All pictures are to be skipped; retype only the lines from the top of the entries through the line with "plt.rcParams['font.family'] = ['Liberation", both included.

====== SOURCE DATA ======

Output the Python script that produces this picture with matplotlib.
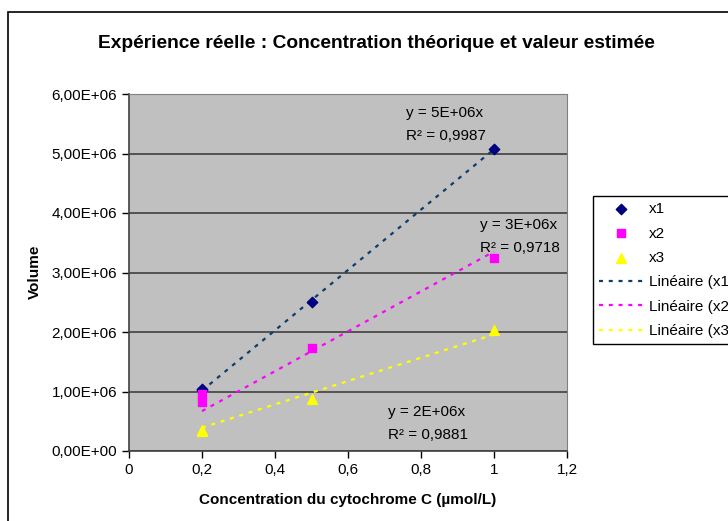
import matplotlib
matplotlib.use('Agg')
import matplotlib.pyplot as plt
from matplotlib.patches import Rectangle
import numpy as np

plt.rcParams['font.family'] = ['Liberation Sans', 'DejaVu Sans']

# concentrations (µmol/L) and measured volumes
conc = [0.2, 0.2, 0.5, 1.0]
x1 = [1.05e6, 1.02e6, 2.50e6, 5.08e6]
x2 = [0.95e6, 0.82e6, 1.73e6, 3.24e6]
x3 = [0.35e6, 0.33e6, 0.88e6, 2.03e6]

eq_labels = ["y = 5E+06x", "y = 3E+06x", "y = 2E+06x"]
r2_labels = ["0,9987", "0,9718", "0,9881"]

W, H = 728, 521
fig = plt.figure(figsize=(W / 100, H / 100), dpi=100)
fig.patch.set_facecolor('white')
ax = fig.add_axes([129 / W, 1 - 451 / H, (567 - 129) / W, (451 - 94) / H])
ax.set_facecolor('#C0C0C0')

# outer chart border (cut by the image edge)
fig.patches.append(Rectangle((8 / W, -0.1), 2, 1 - 12 / H + 0.1,
                             transform=fig.transFigure, fill=False,
                             ec='black', lw=1.2, zorder=0))

ax.scatter(conc, x1, marker='D', s=28, color='#000080', label='x1', zorder=4)
ax.scatter(conc, x2, marker='s', s=34, color='#FF00FF', label='x2', zorder=4)
ax.scatter(conc, x3, marker='^', s=50, color='#FFFF00', label='x3', zorder=4)

# linear trendlines forced through the origin
c = np.array(conc)
xs = np.array([c.min(), c.max()])
for ys, col, lab in [(x1, '#0B3D6E', 'Linéaire (x1)'),
                     (x2, '#FF00FF', 'Linéaire (x2)'),
                     (x3, '#FFFF00', 'Linéaire (x3)')]:
    ys = np.array(ys)
    slope = (c * ys).sum() / (c * c).sum()
    ax.plot(xs, slope * xs, color=col, lw=1.6, ls=(0, (1.8, 2.6)), label=lab, zorder=3)

ax.set_xlim(0, 1.2)
ax.set_ylim(0, 6e6)
ax.set_xticks(np.arange(0, 1.21, 0.2))
ax.set_xticklabels([f"{v:g}".replace('.', ',') for v in np.arange(0, 1.21, 0.2).round(1)])
ax.set_yticks(np.arange(0, 6.01e6, 1e6))
ax.set_yticklabels([f"{v:.2E}".replace('.', ',') for v in np.arange(0, 6.01e6, 1e6)])
ax.tick_params(labelsize=11, direction='out', length=5, width=1, pad=3.5)
ax.grid(True, axis='y', color='#404040', lw=1.2)
ax.set_axisbelow(True)
for s in ['top', 'right']:
    ax.spines[s].set_color('#808080')
for s in ['left', 'bottom']:
    ax.spines[s].set_color('#404040')
    ax.spines[s].set_linewidth(1.2)

fig.text(348 / W, 1 - 500 / H, "Concentration du cytochrome C (µmol/L)",
         ha='center', va='center', fontsize=11, fontweight='bold')
fig.text(35 / W, 1 - 272 / H, "Volume", rotation=90,
         ha='center', va='center', fontsize=11, fontweight='bold')
fig.text(376 / W, 1 - 43 / H, "Expérience réelle : Concentration théorique et valeur estimée",
         ha='center', va='center', fontsize=13.8, fontweight='bold')

# trendline equations
pos = [(406, 113), (480, 225), (388, 412)]
for (px, py), eq, r2 in zip(pos, eq_labels, r2_labels):
    fig.text(px / W, 1 - py / H, eq, fontsize=11, va='center')
    fig.text(px / W, 1 - (py + 23) / H, "R² = " + r2, fontsize=11, va='center')

leg = ax.legend(loc='upper left', bbox_to_anchor=(593 / W, 1 - 196 / H),
                bbox_transform=fig.transFigure, fontsize=11, frameon=True,
                fancybox=False, edgecolor='black', framealpha=1,
                handlelength=2.9, handletextpad=0.35, borderpad=0.4,
                labelspacing=0.68, borderaxespad=0)
leg.get_frame().set_linewidth(1)

fig.savefig("out.png", dpi=100)
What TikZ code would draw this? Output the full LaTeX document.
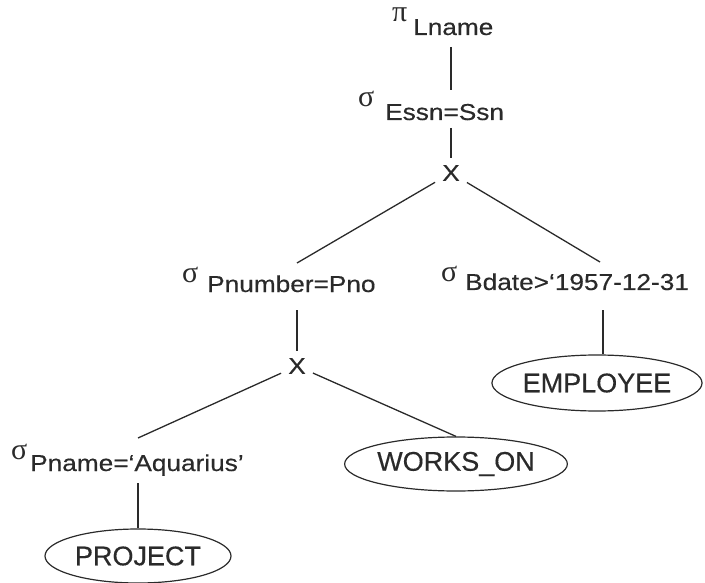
\documentclass[tikz,border=0pt]{standalone}
\usepackage{fontspec}
\setmainfont{Liberation Sans}[FakeStretch=1.14,FakeBold=0.4]
\newfontfamily\relfont{Liberation Sans}[FakeBold=0.4]
\newfontfamily\greekfont{Liberation Serif}
\usetikzlibrary{shapes.geometric,calc}
\definecolor{ink}{HTML}{2A2A2A}

\begin{document}
\begin{tikzpicture}[x=1pt,y=-1pt,
  lbl/.style={anchor=base west,inner sep=0pt,text=ink,
    font=\fontsize{23}{27}\selectfont},
  op/.style={anchor=base west,inner sep=0pt,text=ink,
    font=\greekfont\fontsize{30}{34}\selectfont},
  cross/.style={inner sep=7pt,text=ink,font=\fontsize{23}{27}\selectfont},
  rel/.style={ellipse,draw=ink,line width=1.2pt,inner sep=0pt,text=ink,
    font=\relfont\fontsize{27}{31}\selectfont},
  edge/.style={draw=ink,line width=1.3pt}]

\useasboundingbox (0,0) rectangle (705,583);

% projection and top selection
\node[op]  (pi)    at (392,22)  {π};
\node[lbl] (lname) at (413,35)  {Lname};
\node[op]  (s1)    at (358,107) {σ};
\node[lbl] (essn)  at (385,120) {Essn=Ssn};
\node[cross] (x1)  at (451,173) {X};

% left branch
\node[op]  (s2)    at (182,283) {σ};
\node[lbl] (pnum)  at (207,292) {Pnumber=Pno};
\node[cross] (x2)  at (297,366) {X};
\node[op]  (s4)    at (11,459)  {σ};
\node[lbl] (pname) at (30,471)  {Pname=‘Aquarius'};
\node[rel,minimum width=186pt,minimum height=54pt] (project) at (138,556) {PROJECT};
\node[rel,minimum width=198pt,minimum height=54pt] (works)   at (456,464) {WORKS\_ON};

% right branch
\node[op]  (s3)    at (441,282) {σ};
\node[lbl] (bdate) at (465,290) {Bdate>‘1957-12-31};
\node[rel,minimum width=210pt,minimum height=56pt] (employee) at (597,383) {EMPLOYEE};

% tree edges
\draw[edge] ([yshift=-12pt]lname.base -| x1) -- ([yshift=30pt]essn.base -| x1);
\draw[edge] ([yshift=-8pt]essn.base -| x1) -- (x1);
\draw[edge] (x1) -- ([yshift=29pt]pnum.base -| x2);
\draw[edge] (x1) -- ([xshift=135pt,yshift=28pt]bdate.base west);
\draw[edge] ([yshift=-18pt]pnum.base -| x2) -- (x2);
\draw[edge] (x2) -- ([yshift=33pt]pname.base -| project);
\draw[edge] (x2) -- (works.north);
\draw[edge] ([yshift=-12pt]pname.base -| project) -- (project);
\coordinate (bd) at ([xshift=138pt,yshift=-20pt]bdate.base west);
\draw[edge] (bd) -- (bd |- employee.north);
\end{tikzpicture}
\end{document}
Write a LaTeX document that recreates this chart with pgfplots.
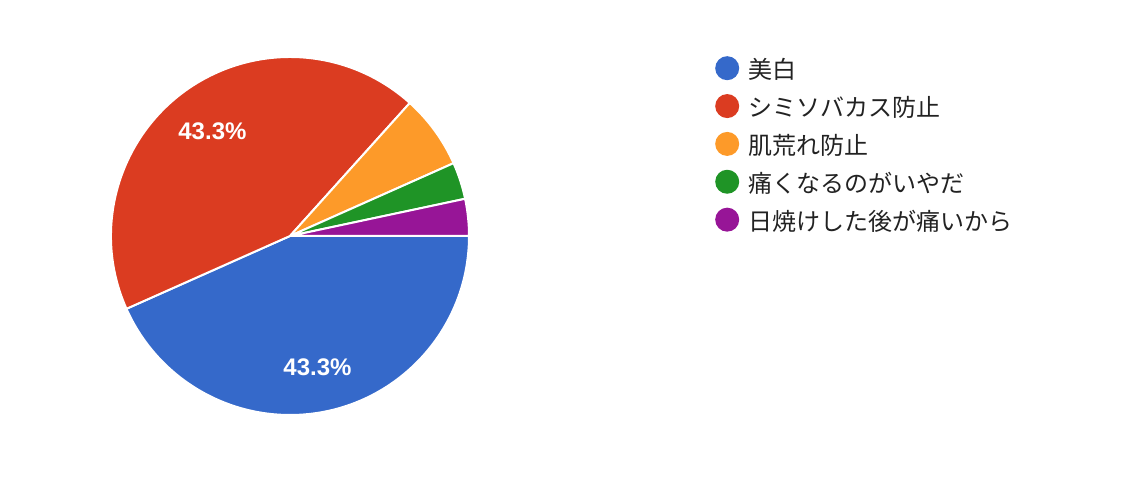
\documentclass[border=0pt]{standalone}
\usepackage{pgfplots}
\usepackage{pgfplotstable}
\pgfplotsset{compat=1.18}
\usetikzlibrary{calc}
\usepackage{fontspec}
\setmainfont{Liberation Sans}
\newfontfamily\jpfont{Noto Sans CJK JP}

\definecolor{pieblue}{HTML}{3569CA}
\definecolor{piered}{HTML}{DB3C21}
\definecolor{pieorange}{HTML}{FD9A29}
\definecolor{piegreen}{HTML}{1F9426}
\definecolor{piepurple}{HTML}{971597}
\definecolor{legtext}{HTML}{222222}

% answers (count of respondents), in drawing order, clockwise from 3 o'clock
\pgfplotstableread{
count color
13 pieblue
13 piered
2  pieorange
1  piegreen
1  piepurple
}\piedata

\begin{document}
\begin{tikzpicture}
\path[use as bounding box] (0,0) rectangle (1146pt,494pt);
\begin{axis}[
  at={(0,0)}, anchor=south west,
  scale only axis,
  width=1146pt, height=494pt,
  xmin=0, xmax=1146, ymin=0, ymax=494,
  hide axis,
  clip=false,
  /pgf/number format/assume math mode=true,
  legend image code/.code={\fill[#1, draw=none] (12pt,1pt) circle (12pt);},
  legend style={
    at={(axis cs:712,440)}, anchor=north west,
    draw=none, fill=none,
    font=\jpfont\fontsize{24}{28}\selectfont,
    text=legtext,
    row sep=12pt,
    nodes={inner xsep=0pt, inner ysep=2pt},
    column sep=9pt,
  },
  legend cell align=left,
]
\addlegendimage{fill=pieblue}
\addlegendentry{美白}
\addlegendimage{fill=piered}
\addlegendentry{シミソバカス防止}
\addlegendimage{fill=pieorange}
\addlegendentry{肌荒れ防止}
\addlegendimage{fill=piegreen}
\addlegendentry{痛くなるのがいやだ}
\addlegendimage{fill=piepurple}
\addlegendentry{日焼けした後が痛いから}

\pgfplotsextra{
  \pgfplotstablegetrowsof{\piedata}
  \pgfmathtruncatemacro\nlast{\pgfplotsretval-1}
  \gdef\pietotal{0}
  \foreach \i in {0,...,\nlast}{
    \pgfplotstablegetelem{\i}{count}\of\piedata
    \pgfmathsetmacro\tmp{\pietotal+\pgfplotsretval}
    \global\let\pietotal\tmp
  }
  \gdef\piecum{0}
  \foreach \i in {0,...,\nlast}{
    \pgfplotstablegetelem{\i}{count}\of\piedata
    \let\cnt\pgfplotsretval
    \pgfplotstablegetelem{\i}{color}\of\piedata
    \edef\col{\pgfplotsretval}
    \pgfmathsetmacro\angA{-360*\piecum/\pietotal}
    \pgfmathsetmacro\newcum{\piecum+\cnt}
    \pgfmathsetmacro\angB{-360*\newcum/\pietotal}
    \pgfmathsetmacro\angM{(\angA+\angB)/2}
    \pgfmathsetmacro\pct{100*\cnt/\pietotal}
    \fill[\col, draw=white, line width=2pt, line join=round]
      (axis cs:290,258) -- ++(\angA:179pt)
      arc[start angle=\angA, end angle=\angB, radius=179pt] -- cycle;
    \pgfmathparse{\cnt/\pietotal>0.1 ? 1 : 0}
    \ifnum\pgfmathresult=1
      \node[text=white, font=\bfseries\fontsize{24}{28}\selectfont, yshift=-2pt]
        at ($(axis cs:290,258)+(\angM:132pt)$)
        {\pgfmathprintnumber[fixed, fixed zerofill, precision=1]{\pct}\%};
    \fi
    \global\let\piecum\newcum
  }
}
\end{axis}
\end{tikzpicture}
\end{document}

======

> _RESPONSE TO THIS EXERCISE_:
Output the Python script that produces this picture with matplotlib.
import matplotlib
matplotlib.use('Agg')
import matplotlib.pyplot as plt
from matplotlib.patches import Rectangle
import numpy as np

plt.rcParams['font.family'] = ['Liberation Sans', 'DejaVu Sans']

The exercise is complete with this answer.